Compte tenu de la dimension sensible autour du gouv.fr, c’est pour cela qu’il y a des règles spécifiques. Ainsi, la charte de nommage de l’Afnic dispose que « les noms de domaine se terminant par -gouv.fr […] sont interdits », « En raison de leur similarité très forte avec l’extension gouv.fr ». De fait, pourrait se poser la question d’un ajout pour rejeter les formes jugées trop proches, comme qouv.fr, g0uv.fr et autres innovations.

De façon plus générale, il est déconseillé d’être « identique ou apparenté au nom de la République française, d’une collectivité territoriale ou d’un groupement de collectivités territoriales ou d’une institution ou service public national ou local, sauf si vous justifiez d’un intérêt légitime et agissez de bonne foi ». On retrouve ce rappel dans la loi.
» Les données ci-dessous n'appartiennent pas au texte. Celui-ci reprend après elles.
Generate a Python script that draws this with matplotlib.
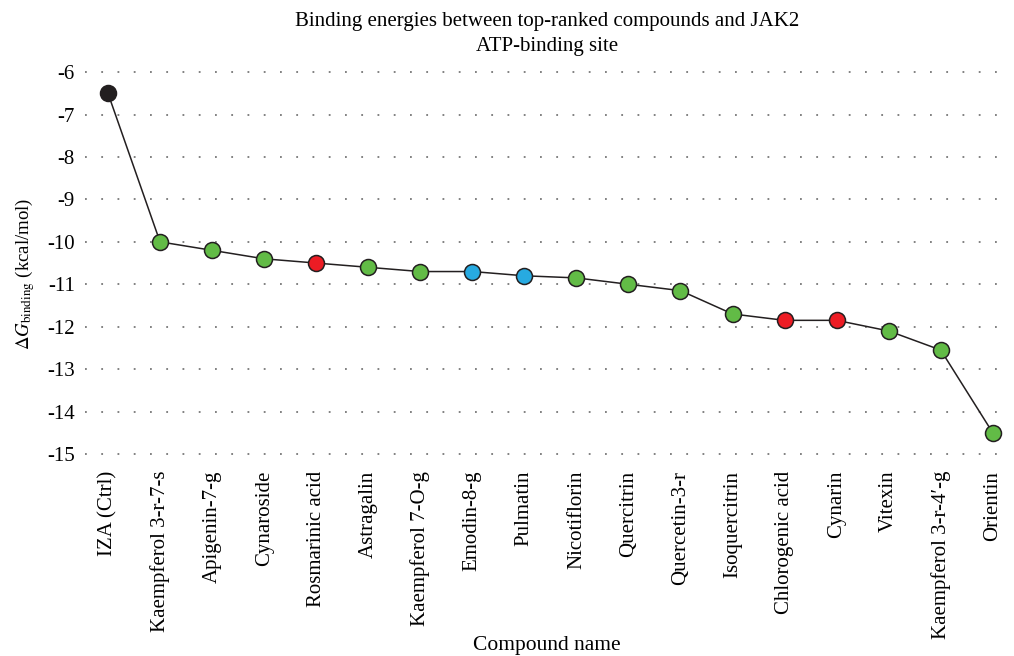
import matplotlib
matplotlib.use("Agg")
import matplotlib.pyplot as plt

# Docking results for the JAK2 ATP-binding site
compounds = [
    "IZA (Ctrl)", "Kaempferol 3-r-7-s", "Apigenin-7-g", "Cynaroside",
    "Rosmarinic acid", "Astragalin", "Kaempferol 7-O-g", "Emodin-8-g",
    "Pulmatin", "Nicotiflorin", "Quercitrin", "Quercetin-3-r",
    "Isoquercitrin", "Chlorogenic acid", "Cynarin", "Vitexin",
    "Kaempferol 3-r-4\u2032-g", "Orientin",
]
dg_binding = [-6.5, -10.0, -10.2, -10.4, -10.5, -10.6, -10.7, -10.7,
              -10.8, -10.85, -11.0, -11.15, -11.7, -11.85, -11.85,
              -12.1, -12.55, -14.5]
groups = ["ctrl", "g", "g", "g", "r", "g", "g", "b", "b", "g", "g", "g",
          "g", "r", "r", "g", "g", "g"]
yticks = [-6, -7, -8, -9, -10, -11, -12, -13, -14, -15]

group_colors = {"ctrl": "#231f20", "g": "#62bb46", "r": "#ed1c24", "b": "#27aae1"}

plt.rcParams["font.family"] = ["Liberation Serif", "DejaVu Serif"]
plt.rcParams["mathtext.fontset"] = "stix"
plt.rcParams["axes.unicode_minus"] = False

fig = plt.figure(figsize=(10.14, 6.56), dpi=100)
ax = fig.add_axes([0.0834, 0.295, 0.9126, 0.608])

x = list(range(len(compounds)))
ax.plot(x, dg_binding, color="#231f20", linewidth=1.1, zorder=2)
for xi, yi, g in zip(x, dg_binding, groups):
    ax.plot(xi, yi, "o", markersize=11.5, markerfacecolor=group_colors[g],
            markeredgecolor="#231f20", markeredgewidth=1.1, zorder=3)

ax.set_xlim(-0.45, 17.33)
ax.set_ylim(-15.2, -5.8)
ax.set_yticks(yticks)
ax.set_yticklabels([str(v) for v in yticks], fontsize=15)
ax.set_xticks(x)
ax.set_xticklabels(compounds, rotation=90, fontsize=15, va="top")
ax.tick_params(axis="both", length=0, pad=6)
ax.tick_params(axis="y", pad=7)

ax.yaxis.grid(True, linestyle=(0, (1, 8)), color="#777777", linewidth=1.3)
ax.xaxis.grid(False)
ax.set_axisbelow(True)
for s in ax.spines.values():
    s.set_visible(False)

ax.set_ylabel(r"$\Delta G_{\mathrm{binding}}$ (kcal/mol)", fontsize=13.5, va="center")
ax.yaxis.set_label_coords(-0.064, 0.473)
ax.set_xlabel("Compound name", fontsize=15.5, va="center")
ax.xaxis.set_label_coords(0.5, -0.458)
ax.set_title("Binding energies between top-ranked compounds and JAK2\nATP-binding site",
             fontsize=15, pad=9, linespacing=1.45)

fig.savefig("out.png", dpi=100)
Seule échappatoire éventuelle pour le propriétaire de l’adresse désormais face au regard scrutateur de l’Afnic : qu’il justifie d’un intérêt légitime et agit de bonne foi. Cependant, ce sera certainement délicat à plaider, au regard de l’existence de certains sous-domaines. En effet, ils n’ont l’air d’avoir pas d’autres perspectives que de piéger des internautes. De fait, l’horizon pour ce qouv.fr paraît s’assombrir.